So high are the stakes in the great mobile Internet land-grab that the lawyers have been involved early and in force. There's already a tangled web of legal actions flying around involving most possible combinations of device-maker and platform developer.
Few people would deny the fact that Apple has been the primary innovator in the mobile device game, having defined both the modern smartphone and tablet. But far more debatable is whether, having set the precedent, Apple has the right to prevent other companies following its example.
That seems to be what has prompted Apple's latest legal broadside, this time aimed at Korean electronics giant Samsung. Among the many things Samsung makes are smartphones and tablets, mainly under the Galaxy brand. Apple reckons Samsung's mobile devices look far too much like its own.
"It's no coincidence that Samsung's latest products look a lot like the iPhone and iPad, from the shape of the hardware to the user interface and even the packaging," and Apple spokesperson told mobile-device.biz. "This kind of blatant copying is wrong, and we need to protect Apple's intellectual property when companies steal our ideas."
On one level this seems pretty frivolous. There is presumably an optimal form factor for any device, which is why most notebooks look pretty much the same. Surely Apple can't expect to be the only company allowed to produce products that are essentially a screen with circuitry and a battery inside a flat case.
But this case - announced on Friday at the Northern California District Court - takes on much more gravity when you look at the relationship between the two companies. Samsung makes a lot more than just mobile devices and a big part of its business is making components, many of which find their way into Apple mobile devices.
Market researcher iSuppli does a handy breakdown of the bill of materials of certain prominent devices, and always does one for new Apple gadgets. As you can see from the table below, while Apple has avoided using Samsung for the display in the iPad 2, it does use Samsung for Flash memory, the design and manufacture of the A5 SoC, and some screen controllers.
Samsung also supplies the chip, Flash and memory for the iPhone 4, and the two companies have clearly had a close relationship for some time.
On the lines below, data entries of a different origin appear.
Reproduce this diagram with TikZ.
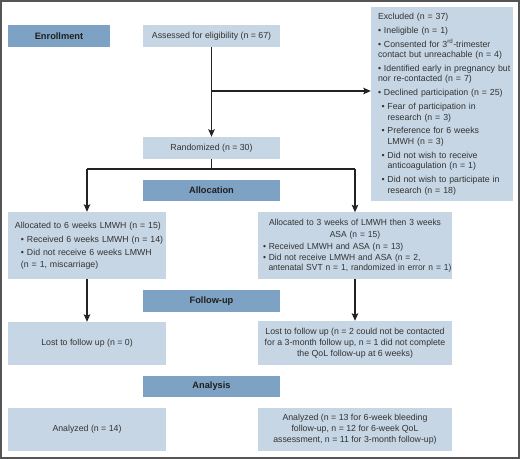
\documentclass[tikz,border=0pt]{standalone}
\usepackage{fontspec}
\setmainfont{Liberation Sans}
\usetikzlibrary{arrows.meta}
\definecolor{boxc}{HTML}{C6D6E4}
\definecolor{hdrc}{HTML}{7EA2C3}
\definecolor{txtc}{HTML}{333333}
\definecolor{framec}{HTML}{555555}
\definecolor{linec}{HTML}{222222}
\newcommand\loose{\rightskip=-30bp plus 1fil\relax}
\newcommand\exT[1]{\loose\leftskip=6bp\hangindent=0bp #1}
\newcommand\exA[1]{\par\leftskip=6bp\hangindent=0bp •~#1}
\newcommand\exB[1]{\par\leftskip=9.5bp\hangindent=6bp\hangafter=1 •~#1}
\newcommand\alT[1]{\loose\leftskip=6bp\hangindent=0bp #1}
\newcommand\alA[1]{\par\leftskip=12bp\hangindent=0bp •~#1}
\newcommand\arA[1]{\par\loose\leftskip=4bp\hangindent=5.5bp\hangafter=1 •~#1}
\begin{document}
\begin{tikzpicture}[x=1bp,y=-1bp,
  box/.style={fill=boxc, inner sep=0pt, text=txtc, font=\fontsize{8.8}{11}\selectfont},
  hdr/.style={fill=hdrc, inner sep=0pt, text=black!88, font=\fontsize{9.3}{11}\selectfont\bfseries, minimum height=22bp, minimum width=137bp},
  cbox/.style={box, align=center},
  arr/.style={draw=linec, line width=1.1bp, -{Stealth[length=7.5bp,width=6.5bp,inset=1.5bp]}},
  ln/.style={draw=linec, line width=1.1bp}]
\useasboundingbox (0,0) rectangle (520,459);
\draw[framec, line width=1.6bp] (0.8,0.8) rectangle (518.7,457.7);

% headers
\node[hdr, minimum width=102bp] (enroll) at (59,36) {Enrollment};
\node[hdr, minimum height=21bp] (alloc) at (211.5,190.5) {Allocation};
\node[hdr] (fu) at (211.5,301) {Follow-up};
\node[hdr, minimum height=21bp] (ana) at (211.5,386.5) {Analysis};

% boxes
\node[cbox, minimum width=137bp, minimum height=22bp] (assess) at (211.5,36) {Assessed for eligibility (n = 67)};
\node[cbox, minimum width=137bp, minimum height=22bp] (rand) at (211.5,148) {Randomized (n = 30)};

\node[box, minimum width=142bp, minimum height=194bp, text width=140bp, align=left,
      font=\fontsize{8.8}{10.5}\selectfont] (excl) at (442,104)
  {\setlength{\parskip}{3.4bp}\exT{Excluded (n = 37)}%
   \exA{Ineligible (n = 1)}%
   \exA{Consented for 3\textsuperscript{rd}-trimester\newline contact but unreachable (n = 4)}%
   \exA{Identified early in pregnancy but\newline nor re-contacted (n = 7)}%
   \exA{Declined participation (n = 25)}%
   \exB{Fear of participation in\newline research (n = 3)}%
   \exB{Preference for 6 weeks\newline LMWH (n = 3)}%
   \exB{Did not wish to receive\newline anticoagulation (n = 1)}%
   \exB{Did not wish to participate in\newline research (n = 18)}\par};

\node[box, minimum width=158bp, minimum height=67bp, text width=156bp, align=left,
      font=\fontsize{8.8}{11.2}\selectfont] (al) at (87,245.5)
  {\setlength{\parskip}{2.5bp}\alT{Allocated to 6 weeks LMWH (n = 15)}%
   \alA{Received 6 weeks LMWH (n = 14)}%
   \alA{Did not receive 6 weeks LMWH\newline (n = 1, miscarriage)}\par};

\node[box, minimum width=194bp, minimum height=66bp, text width=192bp, align=left,
      font=\fontsize{8.8}{12}\selectfont\addfontfeature{FakeStretch=0.965}] (ar) at (355,245.5)
  {\setlength{\parskip}{0bp}{\centering Allocated to 3 weeks of LMWH then 3 weeks\\ ASA (n = 15)\par}%
   \vspace{2.2bp}\fontsize{8.8}{10.4}\selectfont
   \arA{Received LMWH and ASA (n = 13)}%
   \arA{Did not receive LMWH and ASA (n = 2,\newline antenatal SVT n = 1, randomized in error n = 1)}\par};

\node[cbox, minimum width=158bp, minimum height=43bp] (ll) at (87,343.5) {Lost to follow up (n = 0)};
\node[cbox, minimum width=194bp, minimum height=44bp] (lr) at (355,343)
  {Lost to follow up (n = 2 could not be contacted\\ for a 3-month follow up, n = 1 did not complete\\ the QoL follow-up at 6 weeks)};

\node[cbox, minimum width=158bp, minimum height=43bp] (anl) at (87,429.5) {Analyzed (n = 14)};
\node[cbox, minimum width=194bp, minimum height=43bp] (anr) at (355,429.5)
  {Analyzed (n = 13 for 6-week bleeding\\ follow-up, n = 12 for 6-week QoL\\ assessment, n = 11 for 3-month follow-up)};

% connectors
\coordinate (j1) at (assess.south |- 0,91);
\coordinate (j2) at (rand.south |- 0,169);
\coordinate (jl) at (al.north |- j2);
\coordinate (jr) at (ar.north |- j2);
\draw[arr] (assess.south) -- (rand.north);
\draw[arr] (j1) -- (j1 -| excl.west);
\draw[ln] (rand.south) -- (j2);
\draw[ln] (jl) -- (jr);
\draw[arr] (jl) -- (al.north);
\draw[arr] (jr) -- (ar.north);
\draw[arr] (al.south) -- (ll.north);
\draw[arr] (ar.south) -- (lr.north);
\end{tikzpicture}
\end{document}
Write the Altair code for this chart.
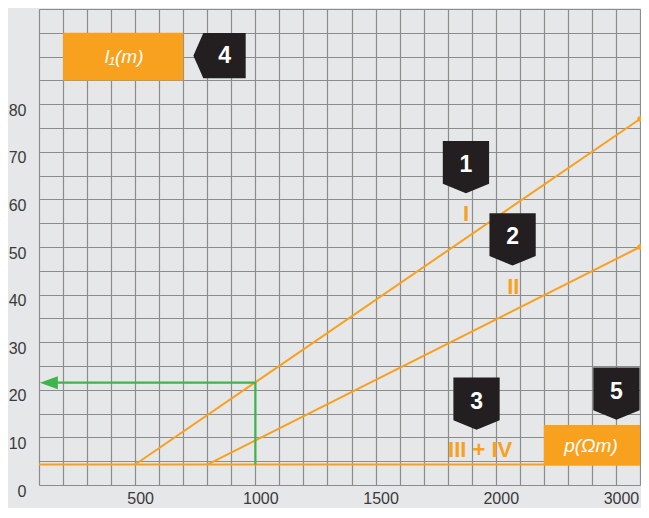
import altair as alt
import pandas as pd

# ---- data ----
line_names = ["I", "II", "III + IV"]
line_x_start = [500, 800, 100]
line_x_end = [2600, 2600, 2600]
line_y_start = [4.3, 4.3, 4.3]
line_y_end = [76.9, 50.0, 4.3]

green_x = [1000, 1000, 141]
green_y = [4.3, 21.5, 21.5]

x_grid = list(range(100, 2700, 100))
y_grid = list(range(0, 105, 5))
x_tick_values = [500, 1000, 1500, 2000, 2500]
x_tick_labels = ["500", "1000", "1500", "2000", "3000"]
y_tick_values = [0, 10, 20, 30, 40, 50, 60, 70, 80]

badge_numbers = ["1", "2", "3", "5"]
badge_x = [1876, 2070, 1920, 2502]
badge_y = [66.8, 51.6, 17.1, 19.2]
badge4_x = [851]
badge4_y = [90.2]

roman_text = ["I", "II", "III + IV"]
roman_x = [1876, 2073, 1935]
roman_y = [57.0, 41.7, 7.4]

box_text = ["l\u2081(m)", "p(\u03a9m)"]
box_x = [200, 2200]
box_x2 = [700, 2600]
box_y = [85, 4.1]
box_y2 = [95, 12.6]
box_text_x = [454, 2396]
box_text_y = [89.9, 8.1]

ORANGE = "#F7A11E"
GREEN = "#3DB54A"
DARK = "#231F20"
BG = "#E6E7E9"

xs = alt.Scale(domain=[100, 2600], nice=False, zero=False)
ys = alt.Scale(domain=[0, 100], nice=False, zero=False)

lines_rows = []
for n, xa, xb, ya, yb in zip(line_names, line_x_start, line_x_end, line_y_start, line_y_end):
    lines_rows.append({"name": n, "x": xa, "y": ya, "o": 0})
    lines_rows.append({"name": n, "x": xb, "y": yb, "o": 1})
lines_df = pd.DataFrame(lines_rows)
ends_df = pd.DataFrame({"x": line_x_end[:2], "y": line_y_end[:2]})
green_df = pd.DataFrame({"x": green_x, "y": green_y, "o": list(range(len(green_x)))})
arrow_df = pd.DataFrame({"x": [green_x[-1]], "y": [green_y[-1]]})
badge_df = pd.DataFrame({"t": badge_numbers, "x": badge_x, "y": badge_y})
badge4_df = pd.DataFrame({"t": ["4"], "x": badge4_x, "y": badge4_y})
roman_df = pd.DataFrame({"t": roman_text, "x": roman_x, "y": roman_y})
box_df = pd.DataFrame({"x": box_x, "x2": box_x2, "y": box_y, "y2": box_y2})
boxtext_df = pd.DataFrame({"t": box_text, "x": box_text_x, "y": box_text_y})

label_expr = " : ".join(
    [f"datum.value == {v} ? '{l}'" for v, l in zip(x_tick_values, x_tick_labels)]
) + " : ''"
y_label_expr = "indexof([" + ",".join(str(v) for v in y_tick_values) + "], datum.value) >= 0 ? datum.label : ''"

x_axis = alt.Axis(values=x_grid, tickCount=len(x_grid), labelExpr=label_expr, title=None, grid=True,
                  ticks=False, domain=False, labelFontSize=16, labelColor="#3a3a3a", labelPadding=5,
                  labelOffset=5, labelFont="Liberation Sans", labelFlush=False, labelOverlap=False,
                  gridColor="#8c8c8c", gridWidth=1.2, gridOpacity=1)
y_axis = alt.Axis(values=y_grid, tickCount=len(y_grid), labelExpr=y_label_expr, title=None, grid=True,
                  ticks=False, domain=False, labelFontSize=16, labelColor="#3a3a3a", labelPadding=13,
                  labelOffset=6, labelFont="Liberation Sans", labelFlush=False, labelOverlap=False,
                  gridColor="#8c8c8c", gridWidth=1.2, gridOpacity=1)

lines = alt.Chart(lines_df).mark_line(color=ORANGE, strokeWidth=2).encode(
    x=alt.X("x:Q", scale=xs, axis=x_axis),
    y=alt.Y("y:Q", scale=ys, axis=y_axis),
    detail="name:N",
    order="o:Q",
)
ends = alt.Chart(ends_df).mark_point(shape="circle", filled=True, size=30, color=ORANGE, opacity=1).encode(
    x=alt.X("x:Q", scale=xs), y=alt.Y("y:Q", scale=ys))
green = alt.Chart(green_df).mark_line(color=GREEN, strokeWidth=2.2).encode(
    x=alt.X("x:Q", scale=xs), y=alt.Y("y:Q", scale=ys), order="o:Q")
arrow = alt.Chart(arrow_df).mark_point(shape="M -1 0 L 1 -0.72 L 1 0.72 Z", filled=True, size=324,
                                       color=GREEN, opacity=1).encode(
    x=alt.X("x:Q", scale=xs), y=alt.Y("y:Q", scale=ys))
boxes = alt.Chart(box_df).mark_rect(color=ORANGE).encode(
    x=alt.X("x:Q", scale=xs), x2="x2:Q", y=alt.Y("y:Q", scale=ys), y2="y2:Q")
box_text_layer = alt.Chart(boxtext_df).mark_text(color="white", fontSize=19, fontStyle="italic",
                                                font="Liberation Sans", fontWeight=300).encode(
    x=alt.X("x:Q", scale=xs), y=alt.Y("y:Q", scale=ys), text="t:N")
badges = alt.Chart(badge_df).mark_point(
    shape="M -0.885 -1 L 0.885 -1 L 0.885 0.64 L 0 1 L -0.885 0.64 Z",
    filled=True, size=2735, color=DARK, opacity=1, strokeWidth=0).encode(
    x=alt.X("x:Q", scale=xs), y=alt.Y("y:Q", scale=ys))
badge_nums = alt.Chart(badge_df).mark_text(color="white", fontSize=23, fontWeight="bold",
                                          font="Liberation Sans", dy=-2).encode(
    x=alt.X("x:Q", scale=xs), y=alt.Y("y:Q", scale=ys), text="t:N")
badge4 = alt.Chart(badge4_df).mark_point(
    shape="M -1 0 L -0.62 -0.866 L 1 -0.866 L 1 0.866 L -0.62 0.866 Z",
    filled=True, size=2735, color=DARK, opacity=1, strokeWidth=0).encode(
    x=alt.X("x:Q", scale=xs), y=alt.Y("y:Q", scale=ys))
badge4_num = alt.Chart(badge4_df).mark_text(color="white", fontSize=23, fontWeight="bold",
                                           font="Liberation Sans", dx=5).encode(
    x=alt.X("x:Q", scale=xs), y=alt.Y("y:Q", scale=ys), text="t:N")
roman = alt.Chart(roman_df).mark_text(color=ORANGE, fontSize=22, fontWeight="bold",
                                      font="Liberation Sans").encode(
    x=alt.X("x:Q", scale=xs), y=alt.Y("y:Q", scale=ys), text="t:N")

chart = alt.layer(
    lines, ends, green, arrow, boxes, box_text_layer, badges, badge_nums, badge4, badge4_num, roman
).properties(
    width=601, height=476,
    autosize=alt.AutoSizeParams(type="none"),
    padding={"left": 31, "top": 1, "right": 1, "bottom": 23},
    background=BG,
).configure_view(fill=BG, stroke=None)

chart.save("out.html", embed_options={"renderer": "svg", "actions": False})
We haven't been able to view the court filing itself yet, but All Things D has, and observes that Apple thinks Samsung has copied the design of its mobile devices, including things like a black border, rounded edges and the array of icons.
Once more this comes over as pretty frivolous, given that you presumably can't patent rounded edges and black plastic. As for the icon thing, that feels like a proxy attack at Android. Having said that, the Samsung Galaxy S does look quite a lot like the iPhone 3G, but then so do countless other smartphones made of black plastic with rounded edges.
Most technology companies could find the grounds to initiate patent legal action against their contemporaries at any time if they chose to, but often these things get resolved before the lawyers get involved via licensing deals and other reciprocal arrangements.
Our feeling is that these things get nasty when there's a broader competitive agenda being pursued, and you have to wonder why the likes of LG, which makes the displays for both the iPhone and iPad but also makes black mobile devices with rounded edges and a wall of square app icons, are currently exempt from Apple's patent outrage.